His injuries were "serious but non life-threatening", but he still requires treatment almost two months on.

Police said two 24 year-old men have been arrested on suspicion of wounding and released on bail, while a 19 year-old man was arrested on suspicion of wounding before being released under investigation.

The incident caused the force to submit an application for a summary review of the bar's licence, which took place at Wallasey Town Hall on November 22.

According to the minutes, Sgt Carmichael told the eight hour-long meeting about the "serious incidents of violence and disorder inside, near to and in the vicinity of the premises".

He presented CCTV evidence of a "number of incidents of violent disorder" inside the bar and in a close proximity – and that a number of these crimes were still under investigation.

As well as the police, minutes from the meeting said neighbours and the council's licensing authority had raised concerns over the bar on Conway Street, which claimed on its Twitter page to be the "longest running in BirkenVegas".

The minutes also revealed representations from the two residents “related to a number of incidents of anti-social behaviour and violence which had occurred at the premises”.

But Mr P Robson, who was at the meeting representing the bar, requested that no weight be attached to the two incidents that happened outside of the venue.

He said that was due to “a conflict of interest” – due to a family member of one of the local residents being the manager of another nearby bar.

He also asked that a “number of measures” be put in place to prevent incidents like these happening in future.

He said the bar owners accepted two incidents in question – including the October 28 attack – could have been “managed better”, but that new “rigorous conditions” would mean the bar could continue operating.

But Andrew Bushell, the council’s licensing operations manager, told the meeting the problems were down to the way in which the bar was managed, and “therefore supported the request of Merseyside Police that the licence be revoked”.

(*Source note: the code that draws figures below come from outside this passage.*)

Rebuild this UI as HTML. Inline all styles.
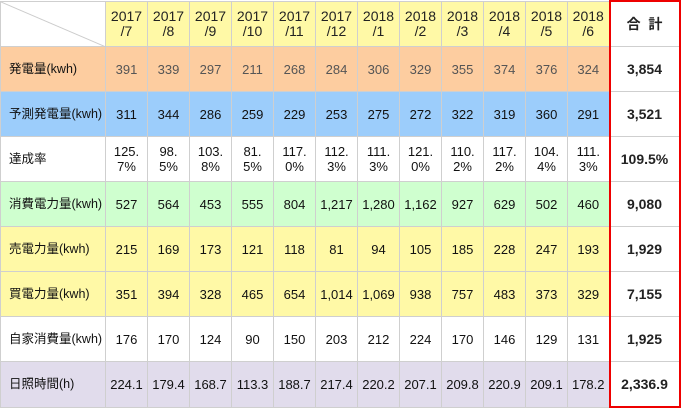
<!DOCTYPE html>
<html><head><meta charset="utf-8">
<style>
body{margin:0;width:681px;height:407px;background:#fff;font-family:"Liberation Sans","Noto Sans CJK JP",sans-serif;overflow:hidden;position:relative}
table{position:absolute;left:0;top:0;border-collapse:collapse;table-layout:fixed}
td{border:1px solid #cfcfcf;height:44px;padding:0;text-align:center;font-size:13px;color:#111;line-height:15px}
td.lbl{text-align:left;padding-left:8px;font-size:12.5px}
tr.h td{background:#fff9a6;font-size:14px;color:#222}
tr.r1 td{background:#fdcda0;color:#555}
tr.r1 td.lbl{color:#111}
tr.r2 td{background:#9ccdfb}
tr.r4 td{background:#cfffcf}
tr.r5 td,tr.r6 td{background:#fff9a6}
tr.r8 td{background:#e1dcec}
td.tot{background:#fff !important;font-weight:bold;font-size:14px;color:#222 !important;border-left:2px solid #e00;border-right:2px solid #e00}
tr.h td.tot{border-top:2px solid #e00}
tr.r8 td.tot{border-bottom:2px solid #e00}
</style></head><body>
<table>
<colgroup><col style="width:105px"><col span="12" style="width:42px"><col style="width:70px"></colgroup>
<tr class="h">
<td style="background:#fff;position:relative"><svg width="105" height="45" style="position:absolute;left:0;top:0"><line x1="0" y1="0" x2="105" y2="45" stroke="#ccc"/></svg></td>
<td>2017<br>/7</td><td>2017<br>/8</td><td>2017<br>/9</td><td>2017<br>/10</td><td>2017<br>/11</td><td>2017<br>/12</td><td>2018<br>/1</td><td>2018<br>/2</td><td>2018<br>/3</td><td>2018<br>/4</td><td>2018<br>/5</td><td>2018<br>/6</td>
<td class="tot">合&nbsp;&nbsp;計</td></tr>
<tr class="r1"><td class="lbl">発電量(kwh)</td><td>391</td><td>339</td><td>297</td><td>211</td><td>268</td><td>284</td><td>306</td><td>329</td><td>355</td><td>374</td><td>376</td><td>324</td><td class="tot">3,854</td></tr>
<tr class="r2"><td class="lbl">予測発電量(kwh)</td><td>311</td><td>344</td><td>286</td><td>259</td><td>229</td><td>253</td><td>275</td><td>272</td><td>322</td><td>319</td><td>360</td><td>291</td><td class="tot">3,521</td></tr>
<tr class="r3"><td class="lbl">達成率</td><td>125.<br>7%</td><td>98.<br>5%</td><td>103.<br>8%</td><td>81.<br>5%</td><td>117.<br>0%</td><td>112.<br>3%</td><td>111.<br>3%</td><td>121.<br>0%</td><td>110.<br>2%</td><td>117.<br>2%</td><td>104.<br>4%</td><td>111.<br>3%</td><td class="tot">109.5%</td></tr>
<tr class="r4"><td class="lbl">消費電力量(kwh)</td><td>527</td><td>564</td><td>453</td><td>555</td><td>804</td><td>1,217</td><td>1,280</td><td>1,162</td><td>927</td><td>629</td><td>502</td><td>460</td><td class="tot">9,080</td></tr>
<tr class="r5"><td class="lbl">売電力量(kwh)</td><td>215</td><td>169</td><td>173</td><td>121</td><td>118</td><td>81</td><td>94</td><td>105</td><td>185</td><td>228</td><td>247</td><td>193</td><td class="tot">1,929</td></tr>
<tr class="r6"><td class="lbl">買電力量(kwh)</td><td>351</td><td>394</td><td>328</td><td>465</td><td>654</td><td>1,014</td><td>1,069</td><td>938</td><td>757</td><td>483</td><td>373</td><td>329</td><td class="tot">7,155</td></tr>
<tr class="r7"><td class="lbl">自家消費量(kwh)</td><td>176</td><td>170</td><td>124</td><td>90</td><td>150</td><td>203</td><td>212</td><td>224</td><td>170</td><td>146</td><td>129</td><td>131</td><td class="tot">1,925</td></tr>
<tr class="r8"><td class="lbl">日照時間(h)</td><td>224.1</td><td>179.4</td><td>168.7</td><td>113.3</td><td>188.7</td><td>217.4</td><td>220.2</td><td>207.1</td><td>209.8</td><td>220.9</td><td>209.1</td><td>178.2</td><td class="tot">2,336.9</td></tr>
</table>
</body></html>
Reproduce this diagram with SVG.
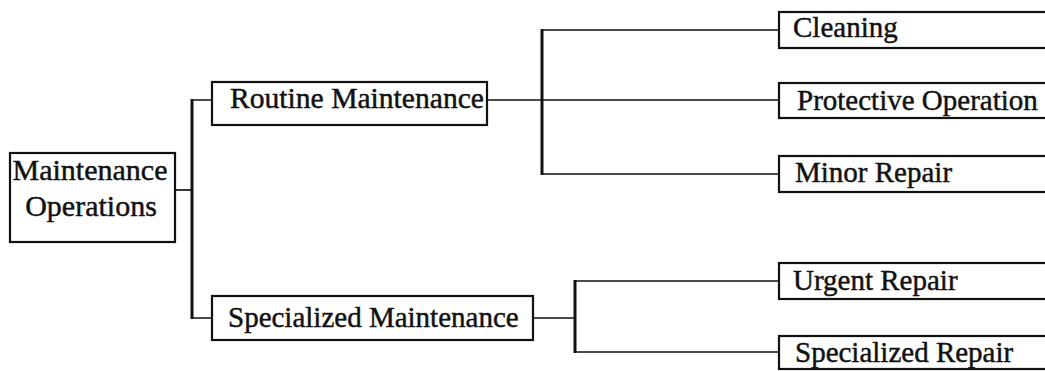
<svg xmlns="http://www.w3.org/2000/svg" width="1045" height="371" viewBox="0 0 1045 371">
  <style>
    .box { fill: #ffffff; stroke: #111111; stroke-width: 2.2; }
    .lbl { font-family: "Liberation Serif", "Times New Roman", serif; font-size: 29px; fill: #111111; stroke: #111111; stroke-width: 0.45; }
    .main { font-size: 30px; text-anchor: middle; }
    .wire { fill: none; stroke: #111111; stroke-width: 1.7; }
    .bus { fill: none; stroke: #111111; stroke-width: 3; }
  </style>
  <rect width="1045" height="371" fill="#ffffff"/>

  <!-- connectors -->
  <g id="connectors">
    <!-- root to first level -->
    <path class="wire" d="M175 190 H192"/>
    <path class="bus" d="M192 99 V319"/>
    <path class="wire" d="M192 100 H212 M192 318 H212"/>
    <!-- routine maintenance branch -->
    <path class="wire" d="M487 100 H779"/>
    <path class="bus" d="M542 29 V175"/>
    <path class="wire" d="M542 30 H779 M542 174 H779"/>
    <!-- specialized maintenance branch -->
    <path class="wire" d="M533 318 H575"/>
    <path class="bus" d="M575 280 V353"/>
    <path class="wire" d="M575 281 H779 M575 352 H779"/>
  </g>

  <g id="node-maintenance-operations">
    <rect class="box" x="10" y="153" width="165" height="89"/>
    <text class="lbl main" x="90" y="180" textLength="155" lengthAdjust="spacingAndGlyphs">Maintenance</text>
    <text class="lbl main" x="91" y="216">Operations</text>
  </g>

  <g id="node-routine-maintenance">
    <rect class="box" x="212" y="82" width="275" height="43"/>
    <text class="lbl" x="230" y="108" textLength="254" lengthAdjust="spacingAndGlyphs">Routine Maintenance</text>
  </g>

  <g id="node-specialized-maintenance">
    <rect class="box" x="212" y="296" width="321" height="44"/>
    <text class="lbl" x="228" y="327">Specialized Maintenance</text>
  </g>

  <g id="node-cleaning">
    <rect class="box" x="779" y="12" width="280" height="36"/>
    <text class="lbl" x="793" y="37">Cleaning</text>
  </g>

  <g id="node-protective-operation">
    <rect class="box" x="779" y="83" width="280" height="35"/>
    <text class="lbl" x="797" y="110">Protective Operation</text>
  </g>

  <g id="node-minor-repair">
    <rect class="box" x="779" y="156" width="280" height="36"/>
    <text class="lbl" x="795" y="182">Minor Repair</text>
  </g>

  <g id="node-urgent-repair">
    <rect class="box" x="779" y="263" width="280" height="36"/>
    <text class="lbl" x="793" y="290">Urgent Repair</text>
  </g>

  <g id="node-specialized-repair">
    <rect class="box" x="779" y="336" width="280" height="33"/>
    <text class="lbl" x="795" y="362">Specialized Repair</text>
  </g>
</svg>
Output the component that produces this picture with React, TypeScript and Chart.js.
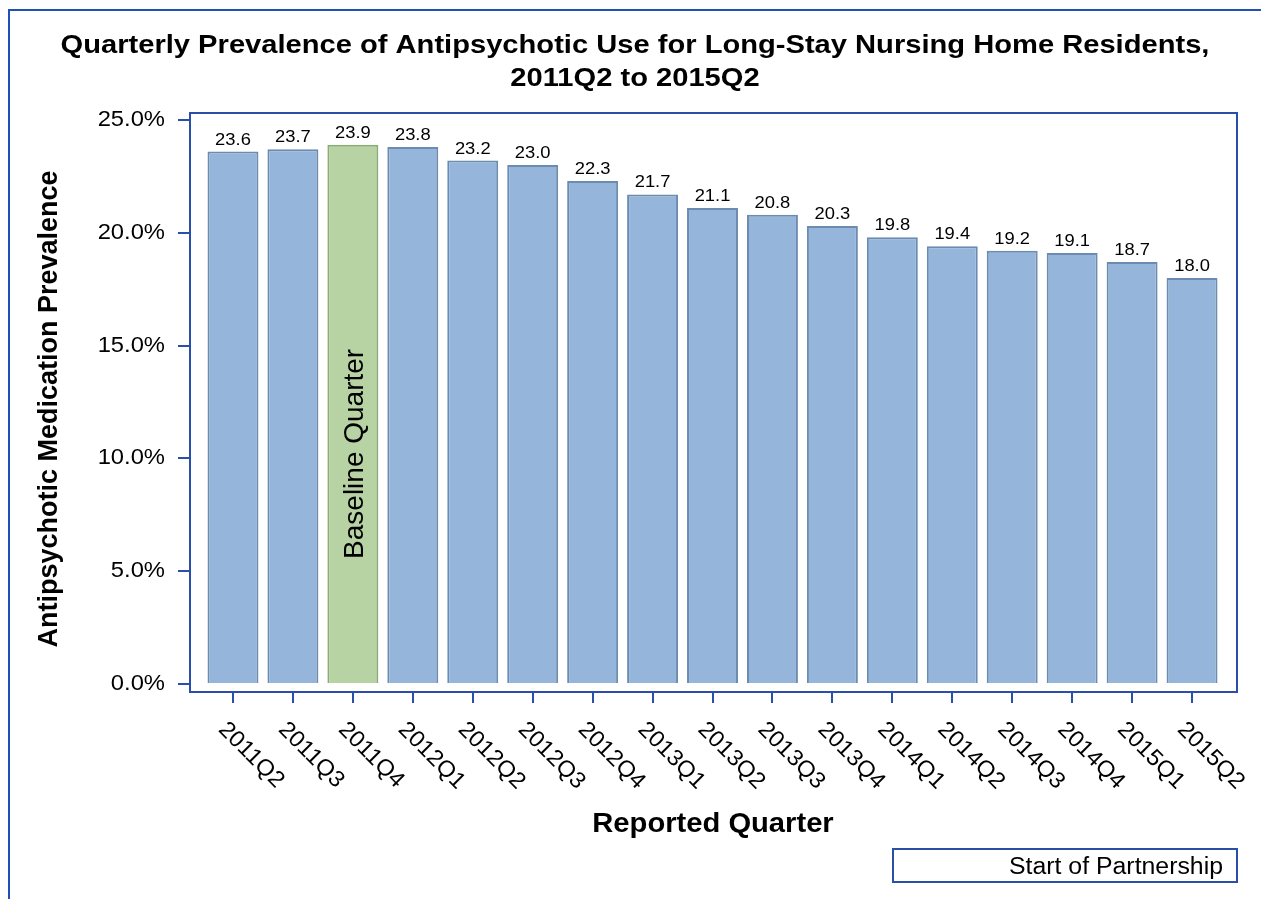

The minutes, published to the council’s website last week, concluded: “In determining the matter, members accepted the police’s evidence and submissions and their strong view that no conditions could be attached to the premises that would prevent the clientele associated with these premises attending and further incidents of serious crime or disorder taking place at the premises.”

The force was contacted for an update on its recent CCTV appeal of a man they wish to speak to who may have vital information about the investigation.